Collective redundancies and the meaning of ‘establishment’
Under the Trade Union Labour Relations (Consolidation) Act 1992 (TULRCA), UK law implemented the European Directive which sets out how to carry out collective redundancies.
Under this legislation, employers are obliged to collectively consult with their employees where they propose to dismiss as redundant 20 or more employees at “one establishment” within a period of 90 days or less. Collective consultation is more onerous than the normal redundancy requirements and employees can make claims in the Employment Tribunal if the information and consultation requirement are not adhered to. The issue at the centre of this case was what “establishment” means.

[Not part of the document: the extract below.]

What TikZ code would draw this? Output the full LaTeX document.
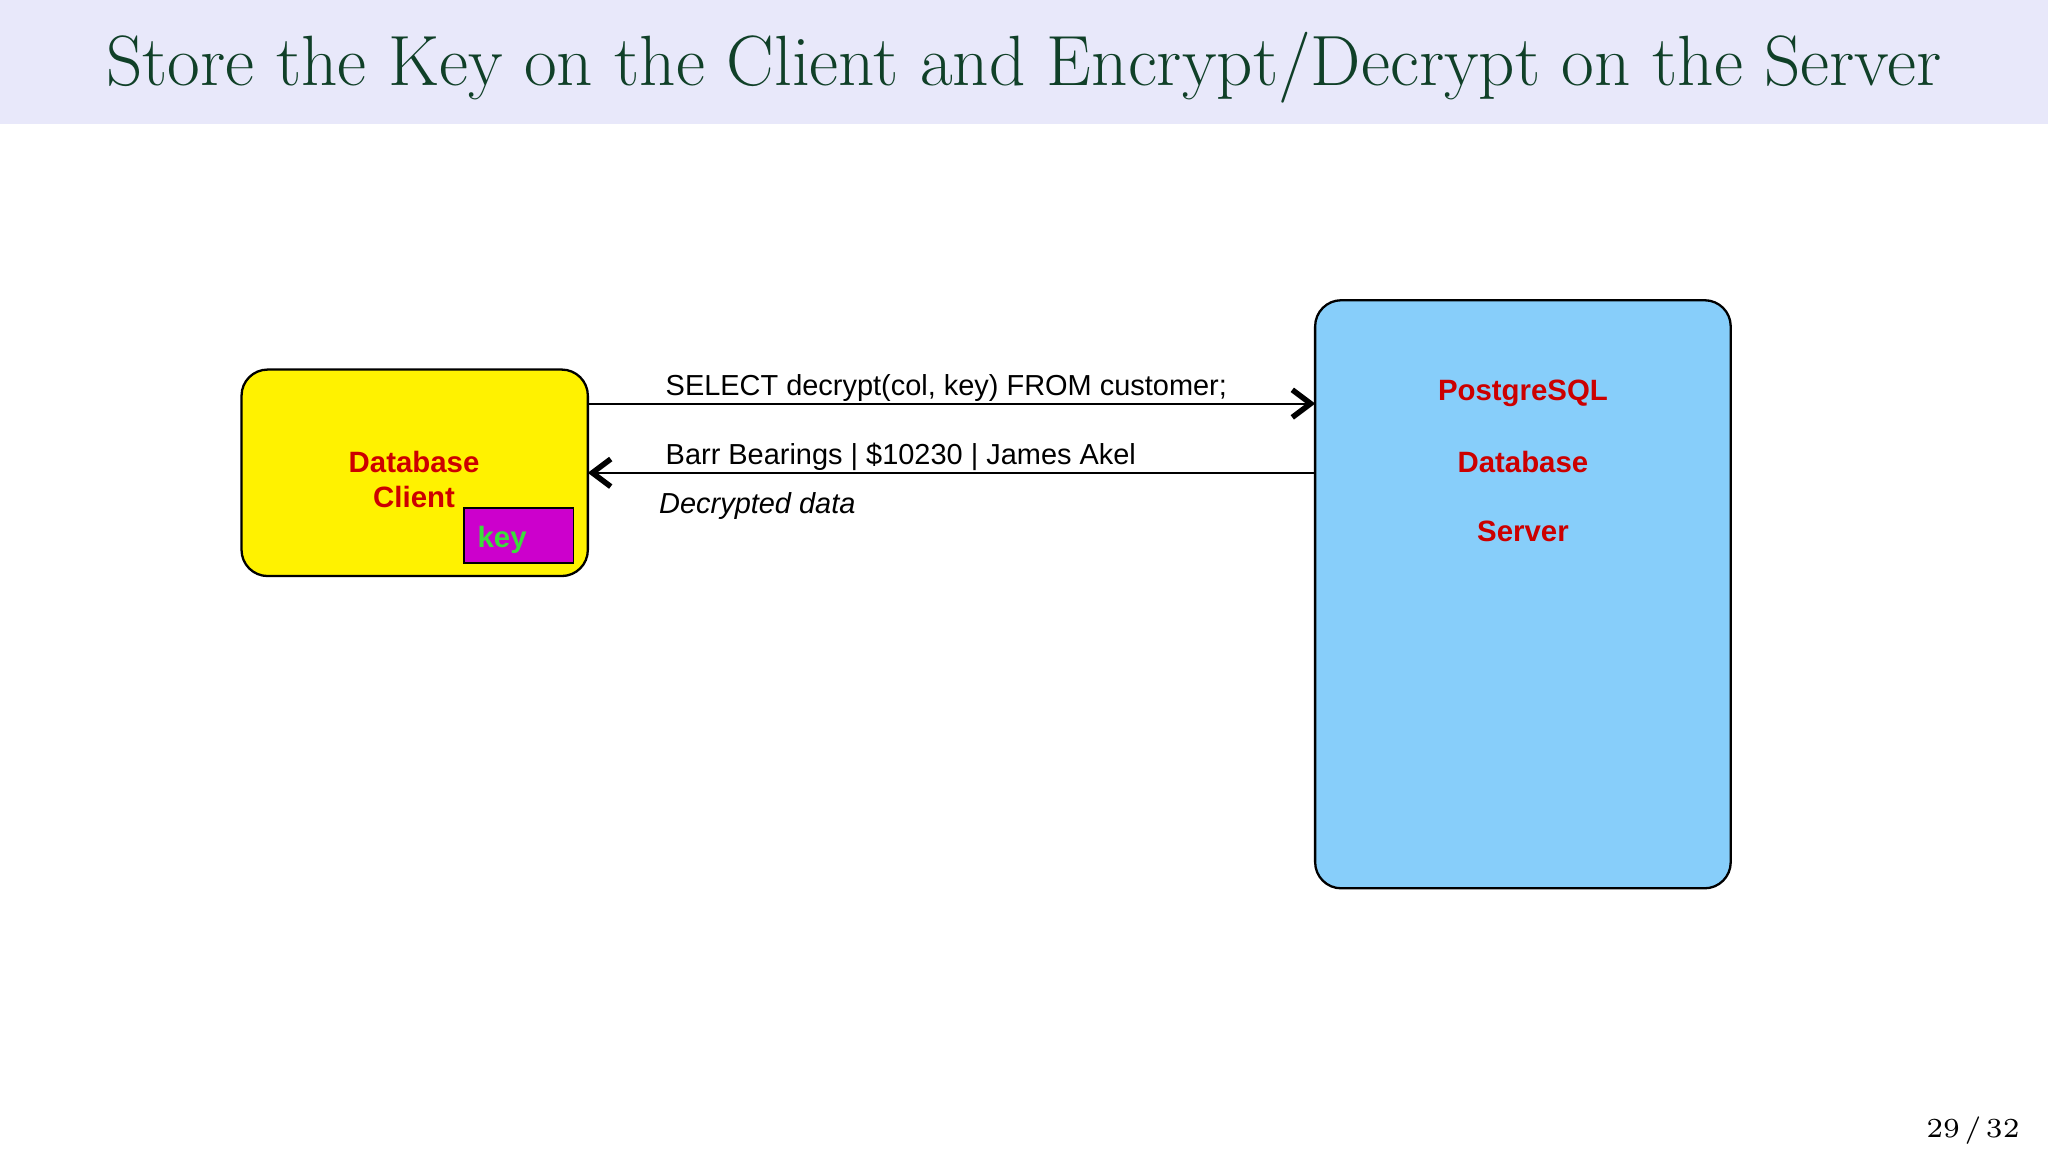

The highly debated case of Woolworths, Ethel Austin and others involved national high street retailers that went into administration, which meant large scale redundancies.
The employees were given financial awards by the Employment Tribunal for a failure by the employers to inform and consult under TULRCA. However, the awards were only made in respect of those employees who worked at stores with 20 or more employees. The argument centred around whether each Woolworths store, for example, was a separate establishment for the purposes of the legislation? Or should Woolworths have grouped all the employees together thereby meaning that employees in smaller stores of under 20 fell under the requirement for collective consultation?
Initially, the Tribunal found that each store was a separate establishment and therefore the duty to inform and consult did not arise where there were fewer than 20 employees in each store. This case was appealed to the Employment Appeal Tribunal (EAT) and then it was referred to the European Courts of Justice (ECJ).
The decision of the ECJ, handed down last month, was that establishment means a local employment unit. The ECJ said it was clear that the term “establishment” under the European directive means a unit or entity to which the workers made redundant are assigned to carry out their duties. To apply too wide a test to the meaning of establishment would mean that several different stores may be joined together so, in some circumstances, one worker in one store, for example, could be subject to collective consultation requirements even if there was no connection with the other stores where there were redundancies.
It was therefore left to the UK courts and tribunals to make a decision on what constitutes an establishment in each case. The Tribunal’s decision in this case was that each store was a separate establishment carrying out their activities from stores in different locations throughout the UK.
Many large employers will breathe a sigh of relief following this outcome as the ECJ decision found that TULRCA in its current form is compatible with the European Directive meaning that the tribunals are allowed to make the decisions themselves as to whether each store is a separate establishment.
Due to the complexity of collective consultation, employers would be wise to seek legal advice before carrying such redundancies to ensure they comply with all the necessary legal requirements.